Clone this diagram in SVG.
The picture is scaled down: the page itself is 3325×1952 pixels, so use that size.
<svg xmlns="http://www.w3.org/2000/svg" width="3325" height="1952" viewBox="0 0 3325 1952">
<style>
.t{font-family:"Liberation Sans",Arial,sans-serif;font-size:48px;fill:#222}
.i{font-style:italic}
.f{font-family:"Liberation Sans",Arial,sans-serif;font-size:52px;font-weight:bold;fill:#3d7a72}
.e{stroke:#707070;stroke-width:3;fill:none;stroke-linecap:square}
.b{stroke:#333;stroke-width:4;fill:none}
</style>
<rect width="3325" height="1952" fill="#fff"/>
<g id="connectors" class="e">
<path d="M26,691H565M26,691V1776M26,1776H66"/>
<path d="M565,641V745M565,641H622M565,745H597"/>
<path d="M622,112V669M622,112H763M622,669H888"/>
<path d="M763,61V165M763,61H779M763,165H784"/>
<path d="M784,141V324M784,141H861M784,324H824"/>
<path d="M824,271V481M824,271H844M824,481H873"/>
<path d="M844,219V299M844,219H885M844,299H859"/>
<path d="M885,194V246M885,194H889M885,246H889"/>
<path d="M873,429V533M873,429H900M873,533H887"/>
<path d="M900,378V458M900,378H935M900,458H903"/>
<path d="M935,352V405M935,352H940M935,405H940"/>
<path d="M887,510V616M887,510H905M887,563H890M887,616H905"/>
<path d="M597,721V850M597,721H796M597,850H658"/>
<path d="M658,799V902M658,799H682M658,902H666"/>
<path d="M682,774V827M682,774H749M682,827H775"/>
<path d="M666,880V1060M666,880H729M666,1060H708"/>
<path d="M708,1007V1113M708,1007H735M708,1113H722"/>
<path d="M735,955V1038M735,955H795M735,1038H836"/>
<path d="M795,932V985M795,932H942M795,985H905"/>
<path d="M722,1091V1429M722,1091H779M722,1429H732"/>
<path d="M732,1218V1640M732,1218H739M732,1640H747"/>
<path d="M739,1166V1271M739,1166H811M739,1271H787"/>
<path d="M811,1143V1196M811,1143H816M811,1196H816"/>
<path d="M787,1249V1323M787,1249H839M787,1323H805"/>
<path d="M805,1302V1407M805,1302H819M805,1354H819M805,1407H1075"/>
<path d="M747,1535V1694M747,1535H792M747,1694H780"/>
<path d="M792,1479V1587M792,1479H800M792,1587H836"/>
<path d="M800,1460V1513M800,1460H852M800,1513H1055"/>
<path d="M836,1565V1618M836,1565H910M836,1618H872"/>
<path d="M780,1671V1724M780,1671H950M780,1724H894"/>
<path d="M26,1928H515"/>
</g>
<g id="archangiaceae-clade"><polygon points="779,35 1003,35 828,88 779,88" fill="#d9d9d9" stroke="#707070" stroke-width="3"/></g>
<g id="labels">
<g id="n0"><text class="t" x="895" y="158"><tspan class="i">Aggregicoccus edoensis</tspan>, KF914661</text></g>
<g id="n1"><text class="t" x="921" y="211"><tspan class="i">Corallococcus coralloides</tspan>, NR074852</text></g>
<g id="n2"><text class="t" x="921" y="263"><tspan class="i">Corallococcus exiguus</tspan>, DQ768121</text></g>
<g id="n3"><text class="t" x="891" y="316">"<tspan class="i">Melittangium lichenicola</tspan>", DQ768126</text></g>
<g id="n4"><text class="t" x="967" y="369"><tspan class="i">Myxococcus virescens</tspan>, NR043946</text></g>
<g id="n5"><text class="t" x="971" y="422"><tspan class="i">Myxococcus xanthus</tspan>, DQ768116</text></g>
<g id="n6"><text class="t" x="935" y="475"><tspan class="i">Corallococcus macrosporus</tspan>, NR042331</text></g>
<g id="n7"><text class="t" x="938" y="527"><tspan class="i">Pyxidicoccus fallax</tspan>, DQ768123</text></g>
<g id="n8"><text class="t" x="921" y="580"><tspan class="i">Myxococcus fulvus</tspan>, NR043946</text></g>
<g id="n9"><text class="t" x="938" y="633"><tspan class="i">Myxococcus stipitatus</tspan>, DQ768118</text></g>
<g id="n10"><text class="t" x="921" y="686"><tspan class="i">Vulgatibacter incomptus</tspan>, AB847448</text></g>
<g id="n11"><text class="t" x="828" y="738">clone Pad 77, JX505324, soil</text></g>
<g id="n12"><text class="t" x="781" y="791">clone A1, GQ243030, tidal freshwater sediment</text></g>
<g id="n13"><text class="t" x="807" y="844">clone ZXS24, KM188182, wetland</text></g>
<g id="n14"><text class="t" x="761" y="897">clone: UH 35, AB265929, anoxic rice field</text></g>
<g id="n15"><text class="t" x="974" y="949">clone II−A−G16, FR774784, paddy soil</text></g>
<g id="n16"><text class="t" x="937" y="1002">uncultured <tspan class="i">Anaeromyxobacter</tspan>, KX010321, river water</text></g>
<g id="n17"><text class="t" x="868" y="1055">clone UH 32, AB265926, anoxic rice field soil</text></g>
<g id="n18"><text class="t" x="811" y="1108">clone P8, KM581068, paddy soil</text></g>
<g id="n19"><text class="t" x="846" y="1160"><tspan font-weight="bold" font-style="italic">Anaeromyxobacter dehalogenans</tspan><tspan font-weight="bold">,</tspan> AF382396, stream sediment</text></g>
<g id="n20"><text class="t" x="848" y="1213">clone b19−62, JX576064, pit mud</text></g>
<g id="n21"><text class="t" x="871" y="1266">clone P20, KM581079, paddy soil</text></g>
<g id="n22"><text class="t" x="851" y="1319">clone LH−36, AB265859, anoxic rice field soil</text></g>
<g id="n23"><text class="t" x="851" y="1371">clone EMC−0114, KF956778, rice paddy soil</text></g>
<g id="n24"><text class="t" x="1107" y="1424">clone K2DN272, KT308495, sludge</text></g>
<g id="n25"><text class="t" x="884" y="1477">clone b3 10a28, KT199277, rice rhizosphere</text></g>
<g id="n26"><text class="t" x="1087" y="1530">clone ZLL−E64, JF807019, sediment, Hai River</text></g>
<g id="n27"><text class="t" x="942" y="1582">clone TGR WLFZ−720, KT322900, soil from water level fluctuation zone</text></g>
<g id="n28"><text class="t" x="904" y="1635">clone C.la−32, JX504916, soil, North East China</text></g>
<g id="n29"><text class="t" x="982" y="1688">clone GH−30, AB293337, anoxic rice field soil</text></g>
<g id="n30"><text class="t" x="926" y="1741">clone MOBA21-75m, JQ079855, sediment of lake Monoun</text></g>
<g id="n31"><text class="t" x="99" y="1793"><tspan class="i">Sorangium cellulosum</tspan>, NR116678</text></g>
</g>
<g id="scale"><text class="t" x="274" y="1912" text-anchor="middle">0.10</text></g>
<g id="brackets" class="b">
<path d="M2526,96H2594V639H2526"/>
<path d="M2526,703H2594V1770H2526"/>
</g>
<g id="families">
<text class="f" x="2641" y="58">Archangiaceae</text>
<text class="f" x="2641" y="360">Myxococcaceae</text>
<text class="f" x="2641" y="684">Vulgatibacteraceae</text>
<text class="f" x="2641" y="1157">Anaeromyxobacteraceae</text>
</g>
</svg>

# # # # #

• Instruction: Copy out each line above, character for character.

• Written response:
Clone this diagram in SVG.
The picture is scaled down: the page itself is 3325×1952 pixels, so use that size.
<svg xmlns="http://www.w3.org/2000/svg" width="3325" height="1952" viewBox="0 0 3325 1952">
<style>
.t{font-family:"Liberation Sans",Arial,sans-serif;font-size:48px;fill:#222}
.i{font-style:italic}
.f{font-family:"Liberation Sans",Arial,sans-serif;font-size:52px;font-weight:bold;fill:#3d7a72}
.e{stroke:#707070;stroke-width:3;fill:none;stroke-linecap:square}
.b{stroke:#333;stroke-width:4;fill:none}
</style>
<rect width="3325" height="1952" fill="#fff"/>
<g id="connectors" class="e">
<path d="M26,691H565M26,691V1776M26,1776H66"/>
<path d="M565,641V745M565,641H622M565,745H597"/>
<path d="M622,112V669M622,112H763M622,669H888"/>
<path d="M763,61V165M763,61H779M763,165H784"/>
<path d="M784,141V324M784,141H861M784,324H824"/>
<path d="M824,271V481M824,271H844M824,481H873"/>
<path d="M844,219V299M844,219H885M844,299H859"/>
<path d="M885,194V246M885,194H889M885,246H889"/>
<path d="M873,429V533M873,429H900M873,533H887"/>
<path d="M900,378V458M900,378H935M900,458H903"/>
<path d="M935,352V405M935,352H940M935,405H940"/>
<path d="M887,510V616M887,510H905M887,563H890M887,616H905"/>
<path d="M597,721V850M597,721H796M597,850H658"/>
<path d="M658,799V902M658,799H682M658,902H666"/>
<path d="M682,774V827M682,774H749M682,827H775"/>
<path d="M666,880V1060M666,880H729M666,1060H708"/>
<path d="M708,1007V1113M708,1007H735M708,1113H722"/>
<path d="M735,955V1038M735,955H795M735,1038H836"/>
<path d="M795,932V985M795,932H942M795,985H905"/>
<path d="M722,1091V1429M722,1091H779M722,1429H732"/>
<path d="M732,1218V1640M732,1218H739M732,1640H747"/>
<path d="M739,1166V1271M739,1166H811M739,1271H787"/>
<path d="M811,1143V1196M811,1143H816M811,1196H816"/>
<path d="M787,1249V1323M787,1249H839M787,1323H805"/>
<path d="M805,1302V1407M805,1302H819M805,1354H819M805,1407H1075"/>
<path d="M747,1535V1694M747,1535H792M747,1694H780"/>
<path d="M792,1479V1587M792,1479H800M792,1587H836"/>
<path d="M800,1460V1513M800,1460H852M800,1513H1055"/>
<path d="M836,1565V1618M836,1565H910M836,1618H872"/>
<path d="M780,1671V1724M780,1671H950M780,1724H894"/>
<path d="M26,1928H515"/>
</g>
<g id="archangiaceae-clade"><polygon points="779,35 1003,35 828,88 779,88" fill="#d9d9d9" stroke="#707070" stroke-width="3"/></g>
<g id="labels">
<g id="n0"><text class="t" x="895" y="158"><tspan class="i">Aggregicoccus edoensis</tspan>, KF914661</text></g>
<g id="n1"><text class="t" x="921" y="211"><tspan class="i">Corallococcus coralloides</tspan>, NR074852</text></g>
<g id="n2"><text class="t" x="921" y="263"><tspan class="i">Corallococcus exiguus</tspan>, DQ768121</text></g>
<g id="n3"><text class="t" x="891" y="316">"<tspan class="i">Melittangium lichenicola</tspan>", DQ768126</text></g>
<g id="n4"><text class="t" x="967" y="369"><tspan class="i">Myxococcus virescens</tspan>, NR043946</text></g>
<g id="n5"><text class="t" x="971" y="422"><tspan class="i">Myxococcus xanthus</tspan>, DQ768116</text></g>
<g id="n6"><text class="t" x="935" y="475"><tspan class="i">Corallococcus macrosporus</tspan>, NR042331</text></g>
<g id="n7"><text class="t" x="938" y="527"><tspan class="i">Pyxidicoccus fallax</tspan>, DQ768123</text></g>
<g id="n8"><text class="t" x="921" y="580"><tspan class="i">Myxococcus fulvus</tspan>, NR043946</text></g>
<g id="n9"><text class="t" x="938" y="633"><tspan class="i">Myxococcus stipitatus</tspan>, DQ768118</text></g>
<g id="n10"><text class="t" x="921" y="686"><tspan class="i">Vulgatibacter incomptus</tspan>, AB847448</text></g>
<g id="n11"><text class="t" x="828" y="738">clone Pad 77, JX505324, soil</text></g>
<g id="n12"><text class="t" x="781" y="791">clone A1, GQ243030, tidal freshwater sediment</text></g>
<g id="n13"><text class="t" x="807" y="844">clone ZXS24, KM188182, wetland</text></g>
<g id="n14"><text class="t" x="761" y="897">clone: UH 35, AB265929, anoxic rice field</text></g>
<g id="n15"><text class="t" x="974" y="949">clone II−A−G16, FR774784, paddy soil</text></g>
<g id="n16"><text class="t" x="937" y="1002">uncultured <tspan class="i">Anaeromyxobacter</tspan>, KX010321, river water</text></g>
<g id="n17"><text class="t" x="868" y="1055">clone UH 32, AB265926, anoxic rice field soil</text></g>
<g id="n18"><text class="t" x="811" y="1108">clone P8, KM581068, paddy soil</text></g>
<g id="n19"><text class="t" x="846" y="1160"><tspan font-weight="bold" font-style="italic">Anaeromyxobacter dehalogenans</tspan><tspan font-weight="bold">,</tspan> AF382396, stream sediment</text></g>
<g id="n20"><text class="t" x="848" y="1213">clone b19−62, JX576064, pit mud</text></g>
<g id="n21"><text class="t" x="871" y="1266">clone P20, KM581079, paddy soil</text></g>
<g id="n22"><text class="t" x="851" y="1319">clone LH−36, AB265859, anoxic rice field soil</text></g>
<g id="n23"><text class="t" x="851" y="1371">clone EMC−0114, KF956778, rice paddy soil</text></g>
<g id="n24"><text class="t" x="1107" y="1424">clone K2DN272, KT308495, sludge</text></g>
<g id="n25"><text class="t" x="884" y="1477">clone b3 10a28, KT199277, rice rhizosphere</text></g>
<g id="n26"><text class="t" x="1087" y="1530">clone ZLL−E64, JF807019, sediment, Hai River</text></g>
<g id="n27"><text class="t" x="942" y="1582">clone TGR WLFZ−720, KT322900, soil from water level fluctuation zone</text></g>
<g id="n28"><text class="t" x="904" y="1635">clone C.la−32, JX504916, soil, North East China</text></g>
<g id="n29"><text class="t" x="982" y="1688">clone GH−30, AB293337, anoxic rice field soil</text></g>
<g id="n30"><text class="t" x="926" y="1741">clone MOBA21-75m, JQ079855, sediment of lake Monoun</text></g>
<g id="n31"><text class="t" x="99" y="1793"><tspan class="i">Sorangium cellulosum</tspan>, NR116678</text></g>
</g>
<g id="scale"><text class="t" x="274" y="1912" text-anchor="middle">0.10</text></g>
<g id="brackets" class="b">
<path d="M2526,96H2594V639H2526"/>
<path d="M2526,703H2594V1770H2526"/>
</g>
<g id="families">
<text class="f" x="2641" y="58">Archangiaceae</text>
<text class="f" x="2641" y="360">Myxococcaceae</text>
<text class="f" x="2641" y="684">Vulgatibacteraceae</text>
<text class="f" x="2641" y="1157">Anaeromyxobacteraceae</text>
</g>
</svg>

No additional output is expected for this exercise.